After reading this https://github.com/apache/iceberg/issues/7832. I'm setting all spark config required for SPJ.
Iceberg Tables:
CREATE OR REPLACE TABLE default.emp_table (id BIGINT, dep STRING, cmt String)
USING iceberg
PARTITIONED BY (bucket(2, id))
INSERT INTO default.emp_table VALUES (1, 'a',null), (2, 'b',null), (3, 'c',null), (4, 'd',null), (5, 'e',null), (6, 'f',null);
CREATE OR REPLACE TABLE default.emp_table_stage (id BIGINT, dep STRING, cmt String)
USING iceberg
PARTITIONED BY (bucket(2, id))
INSERT INTO default.emp_table_stage VALUES (1, 'a','test'), (2, 'b','test'), (3, 'c','test'), (4, 'd','test'), (5, 'e','test'), (6, 'f','test');
spark code
spark.conf.set("spark.sql.sources.bucketing.enabled",True)
spark.conf.set("spark.sql.sources.v2.bucketing.enabled", "true")
spark.conf.set("spark.sql.iceberg.planning.preserve-data-grouping", "true")
spark.conf.set("spark.sql.sources.v2.bucketing.pushPartValues.enabled", "true")
spark.conf.set("spark.sql.requireAllClusterKeysForCoPartition", "false")
spark.conf.set("spark.sql.sources.v2.bucketing.partiallyClusteredDistribution.enabled", "true")
df= spark.sql(
f" Explain MERGE INTO default.emp_table target "
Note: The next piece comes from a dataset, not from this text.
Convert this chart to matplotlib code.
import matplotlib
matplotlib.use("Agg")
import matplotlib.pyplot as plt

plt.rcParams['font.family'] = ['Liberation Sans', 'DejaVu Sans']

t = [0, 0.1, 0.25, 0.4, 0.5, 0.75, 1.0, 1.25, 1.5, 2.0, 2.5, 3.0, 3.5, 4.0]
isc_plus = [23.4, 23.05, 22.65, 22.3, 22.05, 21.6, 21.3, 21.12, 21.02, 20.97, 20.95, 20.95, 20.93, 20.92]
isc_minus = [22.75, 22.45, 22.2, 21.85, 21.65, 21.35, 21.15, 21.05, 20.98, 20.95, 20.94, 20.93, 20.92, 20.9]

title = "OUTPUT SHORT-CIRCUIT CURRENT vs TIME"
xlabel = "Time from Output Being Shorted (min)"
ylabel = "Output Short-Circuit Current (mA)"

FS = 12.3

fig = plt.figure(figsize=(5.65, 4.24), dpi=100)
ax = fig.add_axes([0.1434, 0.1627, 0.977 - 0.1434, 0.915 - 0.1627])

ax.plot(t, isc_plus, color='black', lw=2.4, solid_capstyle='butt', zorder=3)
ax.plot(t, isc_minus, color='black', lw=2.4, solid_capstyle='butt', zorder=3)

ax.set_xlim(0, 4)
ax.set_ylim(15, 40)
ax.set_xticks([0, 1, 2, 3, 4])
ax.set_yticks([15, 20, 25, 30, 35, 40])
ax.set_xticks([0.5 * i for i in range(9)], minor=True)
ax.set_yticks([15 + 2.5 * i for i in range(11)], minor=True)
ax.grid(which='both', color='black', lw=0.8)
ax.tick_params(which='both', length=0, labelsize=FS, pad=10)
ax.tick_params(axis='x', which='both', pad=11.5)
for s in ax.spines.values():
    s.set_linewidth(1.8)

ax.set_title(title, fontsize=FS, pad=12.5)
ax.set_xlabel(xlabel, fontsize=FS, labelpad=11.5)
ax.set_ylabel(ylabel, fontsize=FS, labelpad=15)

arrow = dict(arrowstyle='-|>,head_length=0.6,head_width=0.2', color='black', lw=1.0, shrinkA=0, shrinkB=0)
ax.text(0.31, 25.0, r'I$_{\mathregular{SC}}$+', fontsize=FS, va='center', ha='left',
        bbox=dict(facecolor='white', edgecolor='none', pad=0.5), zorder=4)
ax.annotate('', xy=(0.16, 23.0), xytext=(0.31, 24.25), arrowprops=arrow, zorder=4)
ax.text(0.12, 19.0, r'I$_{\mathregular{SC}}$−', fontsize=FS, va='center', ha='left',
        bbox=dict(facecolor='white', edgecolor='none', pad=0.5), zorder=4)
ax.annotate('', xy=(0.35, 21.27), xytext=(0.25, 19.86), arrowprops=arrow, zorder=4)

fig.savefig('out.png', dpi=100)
f"USING default.emp_table_stage source "
f" ON target.id = source.id "
f"WHEN MATCHED THEN UPDATE SET * "
f"WHEN NOT MATCHED THEN INSERT *",
)
df.explain(extended=True)
== Optimized Logical Plan ==
CommandResult [plan#1547], Execute ExplainCommand, [[== Physical Plan ==
ReplaceData IcebergWrite(table=demo.default.emp_table, format=PARQUET)
+- Exchange hashpartitioning(staticinvoke(class org.apache.iceberg.spark.functions.BucketFunction$BucketLong, IntegerType, invoke, 2, id#1566L, IntegerType, LongType, false, true, true), 5), REBALANCE_PARTITIONS_BY_COL, 402653184, [plan_id=4530]
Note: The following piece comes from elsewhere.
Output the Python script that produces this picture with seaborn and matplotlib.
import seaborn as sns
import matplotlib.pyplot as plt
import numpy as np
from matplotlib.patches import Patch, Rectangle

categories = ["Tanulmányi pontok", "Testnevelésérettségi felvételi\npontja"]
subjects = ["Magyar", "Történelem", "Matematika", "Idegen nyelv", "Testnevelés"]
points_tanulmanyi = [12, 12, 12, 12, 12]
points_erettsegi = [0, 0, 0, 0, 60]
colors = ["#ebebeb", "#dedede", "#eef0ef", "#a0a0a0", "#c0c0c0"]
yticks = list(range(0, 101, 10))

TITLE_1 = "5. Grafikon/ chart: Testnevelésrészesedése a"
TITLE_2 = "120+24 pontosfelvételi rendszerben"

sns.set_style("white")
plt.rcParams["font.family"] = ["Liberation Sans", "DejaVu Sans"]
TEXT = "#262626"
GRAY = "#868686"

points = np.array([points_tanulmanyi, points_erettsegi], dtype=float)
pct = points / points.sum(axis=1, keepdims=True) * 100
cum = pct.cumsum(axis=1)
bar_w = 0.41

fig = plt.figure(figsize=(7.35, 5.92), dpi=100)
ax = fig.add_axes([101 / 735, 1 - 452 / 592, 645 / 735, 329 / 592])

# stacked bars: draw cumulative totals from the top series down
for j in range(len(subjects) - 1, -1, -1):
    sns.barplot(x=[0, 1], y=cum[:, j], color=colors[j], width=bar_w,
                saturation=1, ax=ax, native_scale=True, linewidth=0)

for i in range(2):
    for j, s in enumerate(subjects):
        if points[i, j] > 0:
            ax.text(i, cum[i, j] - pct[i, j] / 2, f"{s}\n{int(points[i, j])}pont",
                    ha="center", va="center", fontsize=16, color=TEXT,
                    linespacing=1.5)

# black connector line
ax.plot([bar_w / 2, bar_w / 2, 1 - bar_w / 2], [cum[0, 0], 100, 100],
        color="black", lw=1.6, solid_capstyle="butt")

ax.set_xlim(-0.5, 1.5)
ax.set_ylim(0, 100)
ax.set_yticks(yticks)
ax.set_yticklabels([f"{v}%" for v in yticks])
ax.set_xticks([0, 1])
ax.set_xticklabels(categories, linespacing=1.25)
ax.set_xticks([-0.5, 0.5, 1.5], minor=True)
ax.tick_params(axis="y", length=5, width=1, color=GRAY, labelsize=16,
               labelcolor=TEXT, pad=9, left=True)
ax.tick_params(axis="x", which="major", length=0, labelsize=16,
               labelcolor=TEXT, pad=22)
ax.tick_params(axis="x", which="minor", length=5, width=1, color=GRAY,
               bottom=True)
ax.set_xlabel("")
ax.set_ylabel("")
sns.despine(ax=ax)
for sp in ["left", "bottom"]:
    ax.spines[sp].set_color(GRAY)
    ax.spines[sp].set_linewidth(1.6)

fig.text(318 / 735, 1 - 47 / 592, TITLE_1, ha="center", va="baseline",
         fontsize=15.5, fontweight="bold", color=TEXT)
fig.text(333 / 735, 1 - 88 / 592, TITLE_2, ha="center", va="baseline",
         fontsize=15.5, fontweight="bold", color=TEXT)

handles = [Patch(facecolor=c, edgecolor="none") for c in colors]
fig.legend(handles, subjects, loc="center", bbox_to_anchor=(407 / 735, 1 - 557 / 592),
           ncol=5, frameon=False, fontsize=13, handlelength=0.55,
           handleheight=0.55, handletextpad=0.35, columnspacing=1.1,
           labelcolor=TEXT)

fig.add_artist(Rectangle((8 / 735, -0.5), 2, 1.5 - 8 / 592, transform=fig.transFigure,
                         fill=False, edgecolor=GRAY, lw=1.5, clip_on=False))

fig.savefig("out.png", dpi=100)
+- *(4) Project [id#1566L, dep#1567, cmt#1568]
+- MergeRowsExec[id#1566L, dep#1567, cmt#1568, _file#1569]
+- *(3) SortMergeJoin [id#1552L], [id#1555L], FullOuter
:- *(1) Sort [id#1552L ASC NULLS FIRST], false, 0
: +- *(1) Project [id#1552L, dep#1553, cmt#1554, _file#1560, true AS __row_from_target#1563, monotonically_increasing_id() AS __row_id#1564L]
: +- *(1) ColumnarToRow
: +- BatchScan demo.default.emp_table[id#1552L, dep#1553, cmt#1554, _file#1560] demo.default.emp_table (branch=null) [filters=, groupedBy=id_bucket] RuntimeFilters: [dynamicpruningexpression(_file#1560 IN subquery#1601)]
: +- Subquery subquery#1601, [id=#4481]
: +- *(4) HashAggregate(keys=[_file#1600], functions=[])
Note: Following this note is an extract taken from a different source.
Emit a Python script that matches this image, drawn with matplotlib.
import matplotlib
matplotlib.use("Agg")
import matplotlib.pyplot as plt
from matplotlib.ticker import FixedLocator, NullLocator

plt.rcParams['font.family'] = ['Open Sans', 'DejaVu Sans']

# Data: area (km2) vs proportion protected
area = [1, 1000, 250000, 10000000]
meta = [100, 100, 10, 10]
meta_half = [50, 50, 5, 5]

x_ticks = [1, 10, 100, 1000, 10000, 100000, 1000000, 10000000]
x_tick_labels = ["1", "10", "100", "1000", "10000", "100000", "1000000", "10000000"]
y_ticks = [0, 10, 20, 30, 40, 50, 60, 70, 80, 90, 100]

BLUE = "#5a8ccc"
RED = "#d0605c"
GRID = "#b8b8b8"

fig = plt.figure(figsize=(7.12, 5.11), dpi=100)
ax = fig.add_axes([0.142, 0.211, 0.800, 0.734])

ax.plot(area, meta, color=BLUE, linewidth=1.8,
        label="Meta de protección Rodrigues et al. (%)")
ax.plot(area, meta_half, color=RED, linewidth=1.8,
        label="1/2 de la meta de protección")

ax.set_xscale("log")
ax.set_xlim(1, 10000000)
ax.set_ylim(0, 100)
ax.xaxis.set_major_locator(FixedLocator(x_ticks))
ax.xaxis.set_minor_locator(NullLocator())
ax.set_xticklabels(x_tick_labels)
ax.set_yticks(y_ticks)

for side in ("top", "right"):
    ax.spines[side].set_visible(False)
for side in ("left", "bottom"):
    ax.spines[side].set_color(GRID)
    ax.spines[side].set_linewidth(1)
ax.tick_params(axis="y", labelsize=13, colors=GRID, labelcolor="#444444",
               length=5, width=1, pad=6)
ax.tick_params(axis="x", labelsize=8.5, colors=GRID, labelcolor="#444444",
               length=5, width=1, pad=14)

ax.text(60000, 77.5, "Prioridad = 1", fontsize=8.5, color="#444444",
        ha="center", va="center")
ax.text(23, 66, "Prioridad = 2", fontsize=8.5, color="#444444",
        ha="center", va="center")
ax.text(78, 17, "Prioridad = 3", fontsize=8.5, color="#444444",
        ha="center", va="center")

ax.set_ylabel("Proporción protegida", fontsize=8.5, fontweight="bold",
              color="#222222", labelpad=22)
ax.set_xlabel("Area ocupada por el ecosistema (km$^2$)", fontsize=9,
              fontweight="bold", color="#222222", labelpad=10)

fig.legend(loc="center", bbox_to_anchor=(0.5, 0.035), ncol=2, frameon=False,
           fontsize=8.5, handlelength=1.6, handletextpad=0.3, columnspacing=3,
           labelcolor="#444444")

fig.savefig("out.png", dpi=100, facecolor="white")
: +- Exchange hashpartitioning(_file#1600, 5), ENSURE_REQUIREMENTS, [plan_id=4477]
: +- *(3) HashAggregate(keys=[_file#1600], functions=[])
: +- *(3) Project [_file#1600]
: +- *(3) SortMergeJoin [id#1597L], [id#1576L], LeftSemi
: :- *(1) Sort [id#1597L ASC NULLS FIRST], false, 0
: : +- *(1) ColumnarToRow
: : +- BatchScan demo.default.emp_table[id#1597L, _file#1600] demo.default.emp_table (branch=null) [filters=id IS NOT NULL, groupedBy=id_bucket] RuntimeFilters: []
: +- *(2) Sort [id#1576L ASC NULLS FIRST], false, 0
: +- *(2) Project [id#1576L]
: +- *(2) Filter isnotnull(id#1576L)
: +- *(2) ColumnarToRow
: +- BatchScan demo.default.emp_table_stage[id#1576L, dep#1577, cmt#1578] demo.default.emp_table_stage (branch=null) [filters=, groupedBy=id_bucket] RuntimeFilters: []
+- *(2) Sort [id#1555L ASC NULLS FIRST], false, 0
+- *(2) Project [id#1555L, dep#1556, cmt#1557, true AS __row_from_source#1565]
+- *(2) ColumnarToRow
+- BatchScan demo.default.emp_table_stage[id#1555L, dep#1556, cmt#1557] demo.default.emp_table_stage (branch=null) [filters=, groupedBy=id_bucket] RuntimeFilters: []
I have tried almost all combination of config, still going for SMJ. Any help how we can trigger a SPJ.
spark.conf.set("spark.sql.sources.partitionOverwriteMode", "dynamic")
spark.conf.set("spark.sql.sources.v2.bucketing.pushPartValues.enabled", "true")
spark.conf.set("spark.sql.adaptive.enabled", "false")
spark.conf.set("spark.sql.sources.bucketing.enabled",True)
spark.conf.set("spark.sql.requireAllClusterKeysForCoPartition", "false")
spark.conf.set("spark.sql.iceberg.planning.preserve-data-grouping", "true")
spark.conf.set("spark.sql.autoBroadcastJoinThreshold", -1)
spark.conf.set("spark.sql.sources.v2.bucketing.enabled", "true")
spark.conf.set("spark.sql.join.preferSortMergeJoin", "false")
spark.conf.set("spark.sql.parquet.enableVectorizedReader", "true")
spark.conf.set("spark.sql.shuffle.partitions",5)
spark.conf.set("spark.sql.sources.v2.bucketing.partiallyClusteredDistribution.enabled", "true")
In iceberg, the partition scheme is completely managed by iceberg's metadata management, so partition pushdown and pruning is just an issue of "iceberg fileformat" (like any other storage engine like an RDBMS). So, you cannot see the partition pushdown in the spark sql plan.